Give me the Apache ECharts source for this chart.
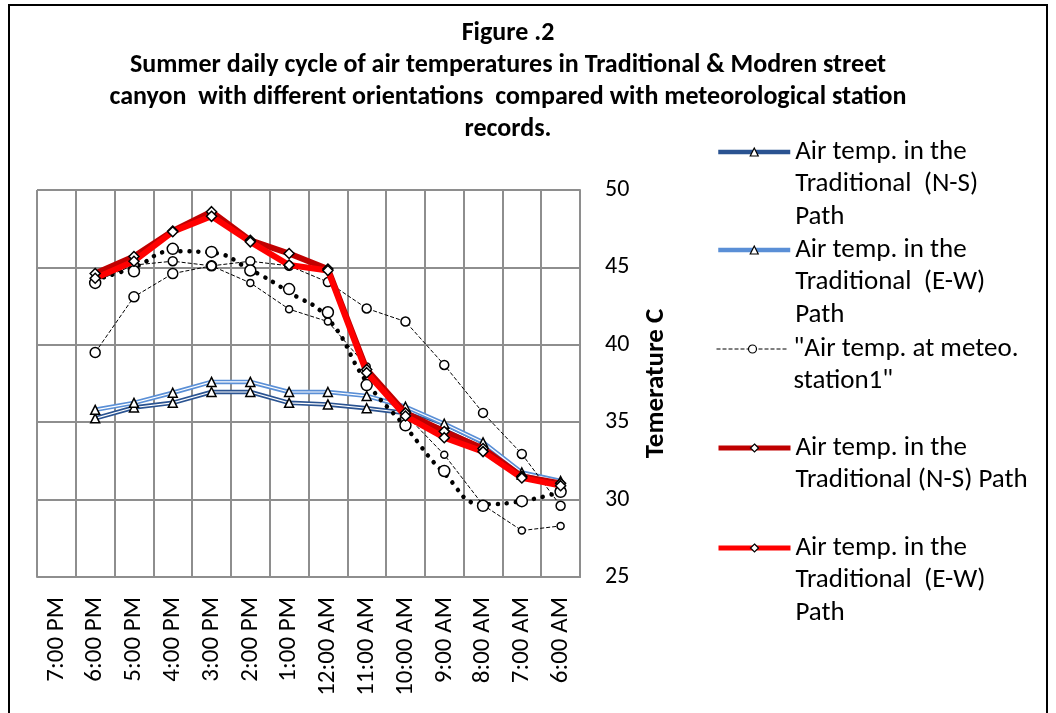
<!DOCTYPE html>
<html>
<head>
<meta charset="utf-8">
<script src="https://cdn.jsdelivr.net/npm/echarts@6/dist/echarts.min.js"></script>
<style>
  html, body { margin: 0; padding: 0; background: #fff; }
  #chart { width: 1056px; height: 713px; }
</style>
</head>
<body>
<div id="chart"></div>
<script>
// hours, read right to left like the original sheet
const categories = ['7:00 PM', '6:00 PM', '5:00 PM', '4:00 PM', '3:00 PM', '2:00 PM', '1:00 PM',
    '12:00 AM', '11:00 AM', '10:00 AM', '9:00 AM', '8:00 AM', '7:00 AM', '6:00 AM']
const yTicks = [25, 30, 35, 40, 45, 50]

const tradNSBlue = [null, 35.25, 35.95, 36.25, 36.95, 36.95, 36.25, 36.15, 35.9, 35.6, 34.7, 33.5, 31.6, 31.0]
const tradEWBlue = [null, 35.8, 36.25, 36.9, 37.6, 37.6, 36.95, 36.95, 36.7, 36.0, 34.9, 33.7, 31.75, 31.2]
const meteoStation1 = [null, 39.5, 43.1, 44.6, 45.1, 44.0, 42.3, 41.5, 38.6, 35.5, 32.9, 29.65, 28.0, 28.3]
const meteoStation2 = [null, 44.1, 45.15, 45.4, 45.1, 45.4, 45.1, 44.05, 42.35, 41.5, 38.7, 35.6, 32.95, 29.6]
const meteoPoints = [null, 44.0, 44.75, 46.2, 46.0, 44.8, 43.6, 42.1, 37.4, 34.8, 31.85, 29.6, 29.9, 30.5]
const meteoTrend = [null, 44.2, 45.0, 46.05, 45.95, 44.85, 43.4, 41.7, 37.6, 34.7, 31.7, 29.7, 29.9, 30.5]
const tradNSRed = [null, 44.6, 45.7, 47.35, 48.6, 46.75, 45.9, 44.9, 38.4, 35.6, 34.4, 33.3, 31.5, 31.05]
const tradEWRed = [null, 44.3, 45.4, 47.3, 48.3, 46.65, 45.15, 44.8, 38.2, 35.4, 34.0, 33.1, 31.4, 30.9]

const names = {
    nsBlue: 'Air temp. in the\nTraditional  (N-S)\nPath',
    ewBlue: 'Air temp. in the\nTraditional  (E-W)\nPath',
    meteo: '"Air temp. at meteo.\nstation1"',
    nsRed: 'Air temp. in the\nTraditional (N-S) Path',
    ewRed: 'Air temp. in the\nTraditional  (E-W)\nPath ',
}
// centre of the first text line of each legend entry
const legendRows = [
    [names.nsBlue, 152, 4.5],
    [names.ewBlue, 250, 4.5],
    [names.meteo, 349, 1],
    [names.nsRed, 448, 5],
    [names.ewRed, 548, 5],
]

const FONT = 'Carlito, Lato, sans-serif'
const LH = 32.5
const gridColor = '#8e8e8e'

const hollow = { color: '#fff', borderColor: '#000', borderWidth: 1.5 }

const doubleLine = (name, data, color) => [
    {
        name, type: 'line', data,
        symbol: 'triangle', symbolSize: 9,
        lineStyle: { color, width: 4.5 },
        itemStyle: hollow,
        z: 2,
    },
    {
        name: name + ' inner', type: 'line', data,
        symbol: 'none', silent: true,
        lineStyle: { color: '#fff', width: 1.2 },
        z: 2,
    },
]

// the icon sits at the middle of the text block, so blank lines on top
// bring the first line level with it
const legends = legendRows.map(([name, centre, width]) => {
    const n = name.split('\n').length
    return {
        orient: 'vertical', left: 716, top: centre - (2 * n - 1) * LH / 2, padding: 0,
        itemWidth: 72, itemHeight: 10,
        formatter: (s) => '\n'.repeat(n - 1) + s.trimEnd(),
        textStyle: { fontFamily: FONT, fontSize: 27, color: '#000', lineHeight: LH },
        lineStyle: { width },
        itemStyle: { borderWidth: 1.2 },
        data: [name],
    }
})

const chart = echarts.init(document.getElementById('chart'))
chart.setOption({
    animation: false,
    textStyle: { fontFamily: FONT },
    title: {
        text: 'Figure .2\nSummer daily cycle of air temperatures in Traditional & Modren street\ncanyon  with different orientations  compared with meteorological station\nrecords.',
        left: 503, top: 12, textAlign: 'center',
        textStyle: { fontFamily: FONT, fontSize: 26, fontWeight: 'bold', color: '#000', lineHeight: 32 },
    },
    legend: legends,
    graphic: [{
        type: 'rect', shape: { x: 9, y: 5, width: 1038, height: 720 },
        style: { fill: 'none', stroke: '#000', lineWidth: 2 }, silent: true,
    }],
    grid: { left: 37, top: 190, width: 543, height: 387 },
    xAxis: {
        type: 'category', data: categories, boundaryGap: true,
        axisLine: { lineStyle: { color: gridColor, width: 2 } },
        axisTick: { show: false },
        splitLine: { show: true, interval: 0, lineStyle: { color: gridColor, width: 2 } },
        axisLabel: { rotate: 90, interval: 0, margin: 20, fontSize: 25, color: '#000', fontFamily: FONT },
    },
    yAxis: {
        type: 'value', position: 'right',
        min: yTicks[0], max: yTicks[yTicks.length - 1], interval: 5,
        name: 'Temerature C', nameLocation: 'middle', nameRotate: 90, nameGap: 63,
        nameTextStyle: { fontFamily: FONT, fontSize: 27, fontWeight: 'bold', color: '#000' },
        axisLine: { show: true, lineStyle: { color: gridColor, width: 2 } },
        axisTick: { show: false },
        splitLine: { lineStyle: { color: gridColor, width: 2 } },
        axisLabel: { margin: 25, fontSize: 24, color: '#000', fontFamily: FONT },
    },
    series: [
        ...doubleLine(names.nsBlue, tradNSBlue, '#2a5391'),
        ...doubleLine(names.ewBlue, tradEWBlue, '#5a8fd6'),
        {
            name: names.meteo, type: 'line', data: meteoStation1,
            symbol: 'circle', symbolSize: (v, p) => (p.dataIndex <= 4 ? 10 : 7),
            lineStyle: { color: '#000', width: 1, type: [4, 2] },
            itemStyle: hollow, z: 3,
        },
        {
            name: 'meteo station 2', type: 'line', data: meteoStation2,
            symbol: 'circle', symbolSize: 9,
            lineStyle: { color: '#000', width: 1, type: [4, 2] },
            itemStyle: hollow, z: 3,
        },
        {
            name: 'meteo points', type: 'line', data: meteoPoints,
            symbol: 'circle', symbolSize: 11,
            lineStyle: { width: 0, opacity: 0 },
            itemStyle: hollow, z: 3,
        },
        {
            name: 'meteo trend', type: 'line', data: meteoTrend, smooth: 0.5,
            symbol: 'none',
            lineStyle: { color: '#000', width: 4.5, type: [0.1, 9], cap: 'round' },
            z: 3,
        },
        {
            name: names.nsRed, type: 'line', data: tradNSRed,
            symbol: 'diamond', symbolSize: 10,
            lineStyle: { color: '#c00000', width: 6 },
            itemStyle: hollow, z: 4,
        },
        {
            name: names.ewRed, type: 'line', data: tradEWRed,
            symbol: 'diamond', symbolSize: 10,
            lineStyle: { color: '#ff0000', width: 6 },
            itemStyle: hollow, z: 4,
        },
    ],
})
</script>
</body>
</html>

++++++++++++++++++++

Copy out every line of the material above exactly, skipping the pictures.

■ Answer to this problem ■
Give me the Apache ECharts source for this chart.
<!DOCTYPE html>
<html>
<head>
<meta charset="utf-8">
<script src="https://cdn.jsdelivr.net/npm/echarts@6/dist/echarts.min.js"></script>
<style>
  html, body { margin: 0; padding: 0; background: #fff; }
  #chart { width: 1056px; height: 713px; }
</style>
</head>
<body>
<div id="chart"></div>
<script>
// hours, read right to left like the original sheet
const categories = ['7:00 PM', '6:00 PM', '5:00 PM', '4:00 PM', '3:00 PM', '2:00 PM', '1:00 PM',
    '12:00 AM', '11:00 AM', '10:00 AM', '9:00 AM', '8:00 AM', '7:00 AM', '6:00 AM']
const yTicks = [25, 30, 35, 40, 45, 50]

const tradNSBlue = [null, 35.25, 35.95, 36.25, 36.95, 36.95, 36.25, 36.15, 35.9, 35.6, 34.7, 33.5, 31.6, 31.0]
const tradEWBlue = [null, 35.8, 36.25, 36.9, 37.6, 37.6, 36.95, 36.95, 36.7, 36.0, 34.9, 33.7, 31.75, 31.2]
const meteoStation1 = [null, 39.5, 43.1, 44.6, 45.1, 44.0, 42.3, 41.5, 38.6, 35.5, 32.9, 29.65, 28.0, 28.3]
const meteoStation2 = [null, 44.1, 45.15, 45.4, 45.1, 45.4, 45.1, 44.05, 42.35, 41.5, 38.7, 35.6, 32.95, 29.6]
const meteoPoints = [null, 44.0, 44.75, 46.2, 46.0, 44.8, 43.6, 42.1, 37.4, 34.8, 31.85, 29.6, 29.9, 30.5]
const meteoTrend = [null, 44.2, 45.0, 46.05, 45.95, 44.85, 43.4, 41.7, 37.6, 34.7, 31.7, 29.7, 29.9, 30.5]
const tradNSRed = [null, 44.6, 45.7, 47.35, 48.6, 46.75, 45.9, 44.9, 38.4, 35.6, 34.4, 33.3, 31.5, 31.05]
const tradEWRed = [null, 44.3, 45.4, 47.3, 48.3, 46.65, 45.15, 44.8, 38.2, 35.4, 34.0, 33.1, 31.4, 30.9]

const names = {
    nsBlue: 'Air temp. in the\nTraditional  (N-S)\nPath',
    ewBlue: 'Air temp. in the\nTraditional  (E-W)\nPath',
    meteo: '"Air temp. at meteo.\nstation1"',
    nsRed: 'Air temp. in the\nTraditional (N-S) Path',
    ewRed: 'Air temp. in the\nTraditional  (E-W)\nPath ',
}
// centre of the first text line of each legend entry
const legendRows = [
    [names.nsBlue, 152, 4.5],
    [names.ewBlue, 250, 4.5],
    [names.meteo, 349, 1],
    [names.nsRed, 448, 5],
    [names.ewRed, 548, 5],
]

const FONT = 'Carlito, Lato, sans-serif'
const LH = 32.5
const gridColor = '#8e8e8e'

const hollow = { color: '#fff', borderColor: '#000', borderWidth: 1.5 }

const doubleLine = (name, data, color) => [
    {
        name, type: 'line', data,
        symbol: 'triangle', symbolSize: 9,
        lineStyle: { color, width: 4.5 },
        itemStyle: hollow,
        z: 2,
    },
    {
        name: name + ' inner', type: 'line', data,
        symbol: 'none', silent: true,
        lineStyle: { color: '#fff', width: 1.2 },
        z: 2,
    },
]

// the icon sits at the middle of the text block, so blank lines on top
// bring the first line level with it
const legends = legendRows.map(([name, centre, width]) => {
    const n = name.split('\n').length
    return {
        orient: 'vertical', left: 716, top: centre - (2 * n - 1) * LH / 2, padding: 0,
        itemWidth: 72, itemHeight: 10,
        formatter: (s) => '\n'.repeat(n - 1) + s.trimEnd(),
        textStyle: { fontFamily: FONT, fontSize: 27, color: '#000', lineHeight: LH },
        lineStyle: { width },
        itemStyle: { borderWidth: 1.2 },
        data: [name],
    }
})

const chart = echarts.init(document.getElementById('chart'))
chart.setOption({
    animation: false,
    textStyle: { fontFamily: FONT },
    title: {
        text: 'Figure .2\nSummer daily cycle of air temperatures in Traditional & Modren street\ncanyon  with different orientations  compared with meteorological station\nrecords.',
        left: 503, top: 12, textAlign: 'center',
        textStyle: { fontFamily: FONT, fontSize: 26, fontWeight: 'bold', color: '#000', lineHeight: 32 },
    },
    legend: legends,
    graphic: [{
        type: 'rect', shape: { x: 9, y: 5, width: 1038, height: 720 },
        style: { fill: 'none', stroke: '#000', lineWidth: 2 }, silent: true,
    }],
    grid: { left: 37, top: 190, width: 543, height: 387 },
    xAxis: {
        type: 'category', data: categories, boundaryGap: true,
        axisLine: { lineStyle: { color: gridColor, width: 2 } },
        axisTick: { show: false },
        splitLine: { show: true, interval: 0, lineStyle: { color: gridColor, width: 2 } },
        axisLabel: { rotate: 90, interval: 0, margin: 20, fontSize: 25, color: '#000', fontFamily: FONT },
    },
    yAxis: {
        type: 'value', position: 'right',
        min: yTicks[0], max: yTicks[yTicks.length - 1], interval: 5,
        name: 'Temerature C', nameLocation: 'middle', nameRotate: 90, nameGap: 63,
        nameTextStyle: { fontFamily: FONT, fontSize: 27, fontWeight: 'bold', color: '#000' },
        axisLine: { show: true, lineStyle: { color: gridColor, width: 2 } },
        axisTick: { show: false },
        splitLine: { lineStyle: { color: gridColor, width: 2 } },
        axisLabel: { margin: 25, fontSize: 24, color: '#000', fontFamily: FONT },
    },
    series: [
        ...doubleLine(names.nsBlue, tradNSBlue, '#2a5391'),
        ...doubleLine(names.ewBlue, tradEWBlue, '#5a8fd6'),
        {
            name: names.meteo, type: 'line', data: meteoStation1,
            symbol: 'circle', symbolSize: (v, p) => (p.dataIndex <= 4 ? 10 : 7),
            lineStyle: { color: '#000', width: 1, type: [4, 2] },
            itemStyle: hollow, z: 3,
        },
        {
            name: 'meteo station 2', type: 'line', data: meteoStation2,
            symbol: 'circle', symbolSize: 9,
            lineStyle: { color: '#000', width: 1, type: [4, 2] },
            itemStyle: hollow, z: 3,
        },
        {
            name: 'meteo points', type: 'line', data: meteoPoints,
            symbol: 'circle', symbolSize: 11,
            lineStyle: { width: 0, opacity: 0 },
            itemStyle: hollow, z: 3,
        },
        {
            name: 'meteo trend', type: 'line', data: meteoTrend, smooth: 0.5,
            symbol: 'none',
            lineStyle: { color: '#000', width: 4.5, type: [0.1, 9], cap: 'round' },
            z: 3,
        },
        {
            name: names.nsRed, type: 'line', data: tradNSRed,
            symbol: 'diamond', symbolSize: 10,
            lineStyle: { color: '#c00000', width: 6 },
            itemStyle: hollow, z: 4,
        },
        {
            name: names.ewRed, type: 'line', data: tradEWRed,
            symbol: 'diamond', symbolSize: 10,
            lineStyle: { color: '#ff0000', width: 6 },
            itemStyle: hollow, z: 4,
        },
    ],
})
</script>
</body>
</html>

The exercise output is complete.